§ TASK
Copy out the whole listing exactly as written, leaving the pictures behind.

§ DATA BLOCK
-------
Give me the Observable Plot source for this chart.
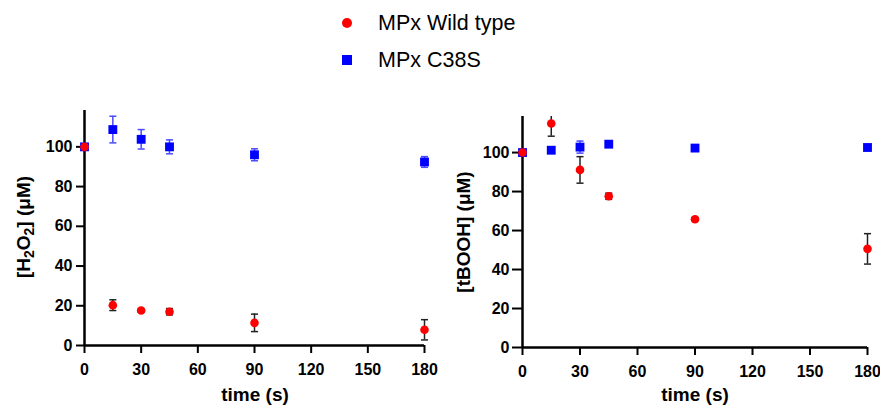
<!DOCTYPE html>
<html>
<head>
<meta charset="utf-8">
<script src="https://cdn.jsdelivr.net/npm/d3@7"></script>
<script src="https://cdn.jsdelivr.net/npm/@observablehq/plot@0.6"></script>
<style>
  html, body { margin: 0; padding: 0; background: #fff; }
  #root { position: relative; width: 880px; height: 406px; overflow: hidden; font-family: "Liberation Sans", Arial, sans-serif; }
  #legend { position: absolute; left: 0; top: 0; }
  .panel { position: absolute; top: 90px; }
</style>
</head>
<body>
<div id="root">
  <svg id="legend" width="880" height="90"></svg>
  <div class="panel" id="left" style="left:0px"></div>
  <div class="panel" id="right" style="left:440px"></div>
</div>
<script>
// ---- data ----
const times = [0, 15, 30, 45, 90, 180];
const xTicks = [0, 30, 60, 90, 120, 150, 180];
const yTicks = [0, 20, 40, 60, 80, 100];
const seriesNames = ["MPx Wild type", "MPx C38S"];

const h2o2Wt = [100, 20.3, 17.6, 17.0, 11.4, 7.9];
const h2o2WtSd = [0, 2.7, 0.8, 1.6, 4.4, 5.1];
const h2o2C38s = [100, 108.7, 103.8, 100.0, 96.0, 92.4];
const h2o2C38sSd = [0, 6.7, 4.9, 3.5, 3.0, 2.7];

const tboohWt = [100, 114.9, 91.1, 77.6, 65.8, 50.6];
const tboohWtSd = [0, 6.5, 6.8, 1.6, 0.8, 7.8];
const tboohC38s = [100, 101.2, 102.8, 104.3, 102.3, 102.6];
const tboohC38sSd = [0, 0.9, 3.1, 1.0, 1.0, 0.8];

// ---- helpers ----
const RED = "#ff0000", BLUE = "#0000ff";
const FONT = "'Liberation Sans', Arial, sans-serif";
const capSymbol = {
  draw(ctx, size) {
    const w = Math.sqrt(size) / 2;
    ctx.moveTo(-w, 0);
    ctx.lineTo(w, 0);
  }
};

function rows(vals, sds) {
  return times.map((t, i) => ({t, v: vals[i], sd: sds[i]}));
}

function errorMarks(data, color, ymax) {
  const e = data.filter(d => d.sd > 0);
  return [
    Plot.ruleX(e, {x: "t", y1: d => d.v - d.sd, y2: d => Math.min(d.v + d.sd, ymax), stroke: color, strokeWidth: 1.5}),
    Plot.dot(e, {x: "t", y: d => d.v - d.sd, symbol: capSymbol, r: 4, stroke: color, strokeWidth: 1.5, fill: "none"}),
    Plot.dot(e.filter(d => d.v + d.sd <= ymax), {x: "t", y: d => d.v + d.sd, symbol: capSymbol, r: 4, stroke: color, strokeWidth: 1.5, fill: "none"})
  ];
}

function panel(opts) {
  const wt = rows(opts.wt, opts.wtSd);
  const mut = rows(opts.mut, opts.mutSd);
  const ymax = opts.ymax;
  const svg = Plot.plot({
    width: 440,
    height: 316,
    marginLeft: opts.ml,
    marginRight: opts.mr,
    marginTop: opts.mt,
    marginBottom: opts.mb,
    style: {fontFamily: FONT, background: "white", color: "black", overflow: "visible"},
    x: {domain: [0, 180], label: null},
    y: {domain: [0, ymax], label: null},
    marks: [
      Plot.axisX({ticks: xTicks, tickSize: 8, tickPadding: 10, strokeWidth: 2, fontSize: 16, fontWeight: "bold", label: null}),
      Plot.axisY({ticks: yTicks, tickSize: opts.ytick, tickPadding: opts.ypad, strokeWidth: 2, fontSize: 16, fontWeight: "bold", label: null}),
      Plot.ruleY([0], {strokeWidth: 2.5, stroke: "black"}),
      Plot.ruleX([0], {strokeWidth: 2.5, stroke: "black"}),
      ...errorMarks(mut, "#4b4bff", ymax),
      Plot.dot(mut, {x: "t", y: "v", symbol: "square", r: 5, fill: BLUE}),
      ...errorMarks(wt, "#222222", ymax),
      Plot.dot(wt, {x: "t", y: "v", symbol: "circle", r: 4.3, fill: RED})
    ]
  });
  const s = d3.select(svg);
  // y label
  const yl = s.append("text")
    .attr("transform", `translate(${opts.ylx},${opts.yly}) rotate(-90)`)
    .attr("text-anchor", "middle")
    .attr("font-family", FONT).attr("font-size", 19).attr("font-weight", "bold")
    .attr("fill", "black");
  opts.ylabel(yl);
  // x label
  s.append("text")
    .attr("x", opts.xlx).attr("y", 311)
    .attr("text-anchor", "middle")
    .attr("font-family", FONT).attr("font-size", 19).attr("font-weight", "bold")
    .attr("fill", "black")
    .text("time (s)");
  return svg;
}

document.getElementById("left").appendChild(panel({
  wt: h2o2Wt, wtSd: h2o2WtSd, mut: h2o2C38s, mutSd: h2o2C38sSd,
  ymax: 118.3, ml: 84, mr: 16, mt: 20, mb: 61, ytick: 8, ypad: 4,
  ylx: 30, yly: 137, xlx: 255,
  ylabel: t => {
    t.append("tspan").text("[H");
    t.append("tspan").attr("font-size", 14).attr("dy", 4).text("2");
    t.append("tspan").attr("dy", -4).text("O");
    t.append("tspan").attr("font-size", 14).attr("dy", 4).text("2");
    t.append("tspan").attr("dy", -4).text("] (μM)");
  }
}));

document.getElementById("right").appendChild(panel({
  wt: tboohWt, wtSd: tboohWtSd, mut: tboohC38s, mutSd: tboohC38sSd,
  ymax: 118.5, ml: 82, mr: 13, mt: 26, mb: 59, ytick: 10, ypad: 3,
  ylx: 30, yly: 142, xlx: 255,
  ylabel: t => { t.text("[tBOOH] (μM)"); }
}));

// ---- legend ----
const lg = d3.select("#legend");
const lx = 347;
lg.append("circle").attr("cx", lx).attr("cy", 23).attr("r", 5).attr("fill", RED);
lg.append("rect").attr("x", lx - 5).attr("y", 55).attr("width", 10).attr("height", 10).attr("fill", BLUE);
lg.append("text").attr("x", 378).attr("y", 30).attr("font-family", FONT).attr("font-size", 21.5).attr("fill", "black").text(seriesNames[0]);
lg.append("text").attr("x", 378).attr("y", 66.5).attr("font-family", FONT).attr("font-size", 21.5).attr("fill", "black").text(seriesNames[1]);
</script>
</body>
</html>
-------
§ REPLY TO THE EXERCISE
Give me the Observable Plot source for this chart.
<!DOCTYPE html>
<html>
<head>
<meta charset="utf-8">
<script src="https://cdn.jsdelivr.net/npm/d3@7"></script>
<script src="https://cdn.jsdelivr.net/npm/@observablehq/plot@0.6"></script>
<style>
  html, body { margin: 0; padding: 0; background: #fff; }
  #root { position: relative; width: 880px; height: 406px; overflow: hidden; font-family: "Liberation Sans", Arial, sans-serif; }
  #legend { position: absolute; left: 0; top: 0; }
  .panel { position: absolute; top: 90px; }
</style>
</head>
<body>
<div id="root">
  <svg id="legend" width="880" height="90"></svg>
  <div class="panel" id="left" style="left:0px"></div>
  <div class="panel" id="right" style="left:440px"></div>
</div>
<script>
// ---- data ----
const times = [0, 15, 30, 45, 90, 180];
const xTicks = [0, 30, 60, 90, 120, 150, 180];
const yTicks = [0, 20, 40, 60, 80, 100];
const seriesNames = ["MPx Wild type", "MPx C38S"];

const h2o2Wt = [100, 20.3, 17.6, 17.0, 11.4, 7.9];
const h2o2WtSd = [0, 2.7, 0.8, 1.6, 4.4, 5.1];
const h2o2C38s = [100, 108.7, 103.8, 100.0, 96.0, 92.4];
const h2o2C38sSd = [0, 6.7, 4.9, 3.5, 3.0, 2.7];

const tboohWt = [100, 114.9, 91.1, 77.6, 65.8, 50.6];
const tboohWtSd = [0, 6.5, 6.8, 1.6, 0.8, 7.8];
const tboohC38s = [100, 101.2, 102.8, 104.3, 102.3, 102.6];
const tboohC38sSd = [0, 0.9, 3.1, 1.0, 1.0, 0.8];

// ---- helpers ----
const RED = "#ff0000", BLUE = "#0000ff";
const FONT = "'Liberation Sans', Arial, sans-serif";
const capSymbol = {
  draw(ctx, size) {
    const w = Math.sqrt(size) / 2;
    ctx.moveTo(-w, 0);
    ctx.lineTo(w, 0);
  }
};

function rows(vals, sds) {
  return times.map((t, i) => ({t, v: vals[i], sd: sds[i]}));
}

function errorMarks(data, color, ymax) {
  const e = data.filter(d => d.sd > 0);
  return [
    Plot.ruleX(e, {x: "t", y1: d => d.v - d.sd, y2: d => Math.min(d.v + d.sd, ymax), stroke: color, strokeWidth: 1.5}),
    Plot.dot(e, {x: "t", y: d => d.v - d.sd, symbol: capSymbol, r: 4, stroke: color, strokeWidth: 1.5, fill: "none"}),
    Plot.dot(e.filter(d => d.v + d.sd <= ymax), {x: "t", y: d => d.v + d.sd, symbol: capSymbol, r: 4, stroke: color, strokeWidth: 1.5, fill: "none"})
  ];
}

function panel(opts) {
  const wt = rows(opts.wt, opts.wtSd);
  const mut = rows(opts.mut, opts.mutSd);
  const ymax = opts.ymax;
  const svg = Plot.plot({
    width: 440,
    height: 316,
    marginLeft: opts.ml,
    marginRight: opts.mr,
    marginTop: opts.mt,
    marginBottom: opts.mb,
    style: {fontFamily: FONT, background: "white", color: "black", overflow: "visible"},
    x: {domain: [0, 180], label: null},
    y: {domain: [0, ymax], label: null},
    marks: [
      Plot.axisX({ticks: xTicks, tickSize: 8, tickPadding: 10, strokeWidth: 2, fontSize: 16, fontWeight: "bold", label: null}),
      Plot.axisY({ticks: yTicks, tickSize: opts.ytick, tickPadding: opts.ypad, strokeWidth: 2, fontSize: 16, fontWeight: "bold", label: null}),
      Plot.ruleY([0], {strokeWidth: 2.5, stroke: "black"}),
      Plot.ruleX([0], {strokeWidth: 2.5, stroke: "black"}),
      ...errorMarks(mut, "#4b4bff", ymax),
      Plot.dot(mut, {x: "t", y: "v", symbol: "square", r: 5, fill: BLUE}),
      ...errorMarks(wt, "#222222", ymax),
      Plot.dot(wt, {x: "t", y: "v", symbol: "circle", r: 4.3, fill: RED})
    ]
  });
  const s = d3.select(svg);
  // y label
  const yl = s.append("text")
    .attr("transform", `translate(${opts.ylx},${opts.yly}) rotate(-90)`)
    .attr("text-anchor", "middle")
    .attr("font-family", FONT).attr("font-size", 19).attr("font-weight", "bold")
    .attr("fill", "black");
  opts.ylabel(yl);
  // x label
  s.append("text")
    .attr("x", opts.xlx).attr("y", 311)
    .attr("text-anchor", "middle")
    .attr("font-family", FONT).attr("font-size", 19).attr("font-weight", "bold")
    .attr("fill", "black")
    .text("time (s)");
  return svg;
}

document.getElementById("left").appendChild(panel({
  wt: h2o2Wt, wtSd: h2o2WtSd, mut: h2o2C38s, mutSd: h2o2C38sSd,
  ymax: 118.3, ml: 84, mr: 16, mt: 20, mb: 61, ytick: 8, ypad: 4,
  ylx: 30, yly: 137, xlx: 255,
  ylabel: t => {
    t.append("tspan").text("[H");
    t.append("tspan").attr("font-size", 14).attr("dy", 4).text("2");
    t.append("tspan").attr("dy", -4).text("O");
    t.append("tspan").attr("font-size", 14).attr("dy", 4).text("2");
    t.append("tspan").attr("dy", -4).text("] (μM)");
  }
}));

document.getElementById("right").appendChild(panel({
  wt: tboohWt, wtSd: tboohWtSd, mut: tboohC38s, mutSd: tboohC38sSd,
  ymax: 118.5, ml: 82, mr: 13, mt: 26, mb: 59, ytick: 10, ypad: 3,
  ylx: 30, yly: 142, xlx: 255,
  ylabel: t => { t.text("[tBOOH] (μM)"); }
}));

// ---- legend ----
const lg = d3.select("#legend");
const lx = 347;
lg.append("circle").attr("cx", lx).attr("cy", 23).attr("r", 5).attr("fill", RED);
lg.append("rect").attr("x", lx - 5).attr("y", 55).attr("width", 10).attr("height", 10).attr("fill", BLUE);
lg.append("text").attr("x", 378).attr("y", 30).attr("font-family", FONT).attr("font-size", 21.5).attr("fill", "black").text(seriesNames[0]);
lg.append("text").attr("x", 378).attr("y", 66.5).attr("font-family", FONT).attr("font-size", 21.5).attr("fill", "black").text(seriesNames[1]);
</script>
</body>
</html>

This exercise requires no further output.